Well, I was waiting for a real sign.


----------



## Uncle Ricky (Nov 1, 2011)

Great job on the repaint. Oven cleaner as paint stripper! Great tip!


----------



## gunrunnerjohn (Nov 10, 2010)

I don't claim authorship of the oven cleaner, it was either TJ or T-Man that first mentioned it, I think TJ. He's done a number of tinplate stuff that way, so I tried it on an old locomotive and this platform, worked out great both times. 


It's good for more than ovens!  As a bonus, the pan I set all this in to work on it has never been cleaner.


----------



## tjcruiser (Jan 10, 2010)

No credit due me. T-Man turned me on to oven cleaner a while back ... his "boiler in a bag" thread, I think.

When it comes to a bag of tricks, nobody can top the T-Man!

TJ


----------



## gunrunnerjohn (Nov 10, 2010)

OK, take the credit away from TJ and give it to T-Man.


----------



## GG1_Fan (Oct 26, 2011)

Does this leave any kind of residue behind? If so, perhaps lacquer thinner might remove?

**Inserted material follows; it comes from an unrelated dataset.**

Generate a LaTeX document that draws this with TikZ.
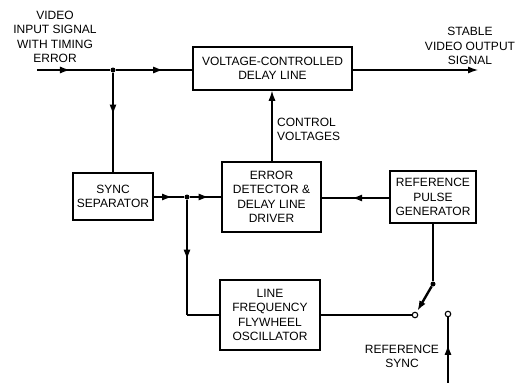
\documentclass[tikz,border=0pt]{standalone}
\usepackage{fontspec}
\setmainfont{Liberation Sans}
\usetikzlibrary{arrows.meta,decorations.markings}
\tikzset{
  blk/.style={draw, line width=1.5pt, align=center, inner sep=0pt, font=\fontsize{12}{14.5}\selectfont},
  lbl/.style={align=center, inner sep=0pt, font=\fontsize{12}{14.5}\selectfont},
  wire/.style={line width=1.2pt},
  tip/.style={-{Latex[length=10pt,width=7pt]}},
  midarr/.style={postaction={decorate}, decoration={markings, mark=at position #1 with {\arrow{Latex[length=10pt,width=7pt]}}}},
  dotn/.style={circle, fill=black, inner sep=0pt, minimum size=5pt},
  opn/.style={circle, draw, fill=white, line width=1.1pt, inner sep=0pt, minimum size=5.5pt},
}
\begin{document}
\begin{tikzpicture}[x=1pt,y=-1pt]
\useasboundingbox (0,0) rectangle (523,383);
% blocks
\node[blk, minimum width=159pt, minimum height=43pt] (vcdl) at (272.5,68.5) {VOLTAGE-CONTROLLED\\DELAY LINE};
\node[blk, minimum width=80pt, minimum height=47pt] (sync) at (113,196.5) {SYNC\\SEPARATOR};
\node[blk, minimum width=99pt, minimum height=70pt] (ed) at (271.5,197) {ERROR\\DETECTOR \&\\DELAY LINE\\DRIVER};
\node[blk, minimum width=86pt, minimum height=52pt] (rpg) at (433,197) {REFERENCE\\PULSE\\GENERATOR};
\node[blk, minimum width=100pt, minimum height=70pt] (lffo) at (270,315) {LINE\\FREQUENCY\\FLYWHEEL\\OSCILLATOR};
% labels
\node[lbl] (inlbl) at (55,37) {VIDEO\\INPUT SIGNAL\\WITH TIMING\\ERROR};
\node[lbl] (outlbl) at (470,46) {STABLE\\VIDEO OUTPUT\\SIGNAL};
\node[lbl, align=left, anchor=west] (ctl) at (277,129.5) {CONTROL\\VOLTAGES};
\node[lbl] (rslbl) at (402,356.5) {REFERENCE\\SYNC};
% coordinates / junctions
\coordinate (inL) at (37,70);
\node[dotn] (j1) at (113,70) {};
\coordinate (outR) at (478,70);
\node[dotn] (j2) at (187,197) {};
\coordinate (c2) at (187,315);
\node[dotn] (swp) at (433,284) {};
\node[opn] (s1) at (415,315) {};
\node[opn] (s2) at (448,314) {};
\coordinate (rsB) at (448,383);
% connectors
\draw[wire, midarr=0.45] (inL) -- (j1);
\draw[wire, midarr=0.62] (j1) -- (vcdl.west |- j1);
\draw[wire, tip] (vcdl.east |- outR) -- (outR);
\draw[wire, midarr=0.42] (j1) -- (sync.north);
\draw[wire, midarr=0.6] (sync.east |- j2) -- (j2);
\draw[wire, midarr=0.6] (j2) -- (ed.west |- j2);
\draw[wire, midarr=0.52] (j2) -- (c2);
\draw[wire] (c2) -- (lffo.west |- c2);
\draw[wire, tip] (ed.north -| 272,0) -- (vcdl.south -| 272,0);
\draw[wire, midarr=0.55] (rpg.west |- 0,198) -- (ed.east |- 0,198);
\draw[wire] (rpg.south) -- (swp);
\draw[line width=2.4pt, tip, shorten >=1.5pt] (swp) -- (s1);
\draw[wire] (lffo.east |- s1) -- (s1.west);
\draw[wire, midarr=0.58] (rsB) -- (s2.south);
\end{tikzpicture}
\end{document}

I have a media blasting cabinet in my shop that I use for vehicle restorations. I find the black diamond silica great for plastics and is inexpensive too....


----------



## gunrunnerjohn (Nov 10, 2010)

After washing up with hot water, I use alcohol to clean it up, any similar cleaner will do as well. Truthfully, I doubt after the water I needed anything, but just to be sure...


----------



## tjcruiser (Jan 10, 2010)

Right after the Easy Off oven cleaner bath (for a few hours), I rinse the parts down in warm water in a utility sink, giving them a rub with a ScotchBrite pad in the process.

At that point, the old paint is gone, most rust is gone, but there is still some surface oxidation and grime.

Then, after drying the parts, I buff them up to a virgin-metal shine with a stainless steel Dremel brush.

Here's a batch of prewar, tinplate loco parts right after the Easy Off bath and a gentle Scotchbrite rub, but before the Dremel stainless brush buff ...










Here's a close up of another loco shell after the Easy Off bath, but before Scotchbrite or Dremel brush ...










And here's the same loco shell after a little Scotchbrite and a careful Dremel stainless steel brush buff ...










Cheers,

TJ


----------



## GG1_Fan (Oct 26, 2011)

Good info! Shells look great too. Thanks.


----------



## erkenbrand (Dec 6, 2010)

If you restore cars oven cleaner works a treat there too. Take a 50 year old car with an engine compartment packed with road grime and grease. Soak all of that in oven cleaner, and in no time you'll be digging your way to the shiny metal hiding beneath it all. 

With all of it, make sure you have good ventilation. That stuff is pretty caustic.


----------



## GG1_Fan (Oct 26, 2011)

Thanks. I'm dangerous enough with simple green under the hood


----------



## Reckers (Oct 11, 2009)

I've found that Oven Cleaner is also good for cleaning stray cats. Not only do they come out spanking-clean, but they also run like a bat outta hell and never come back!


----------



## gunrunnerjohn (Nov 10, 2010)

I'm wondering how you get the oven cleaner on the cats, I'd like to try that solution as well.


----------



## Reckers (Oct 11, 2009)

You have to move like a marsupial....'cause they're faaaaast!


----------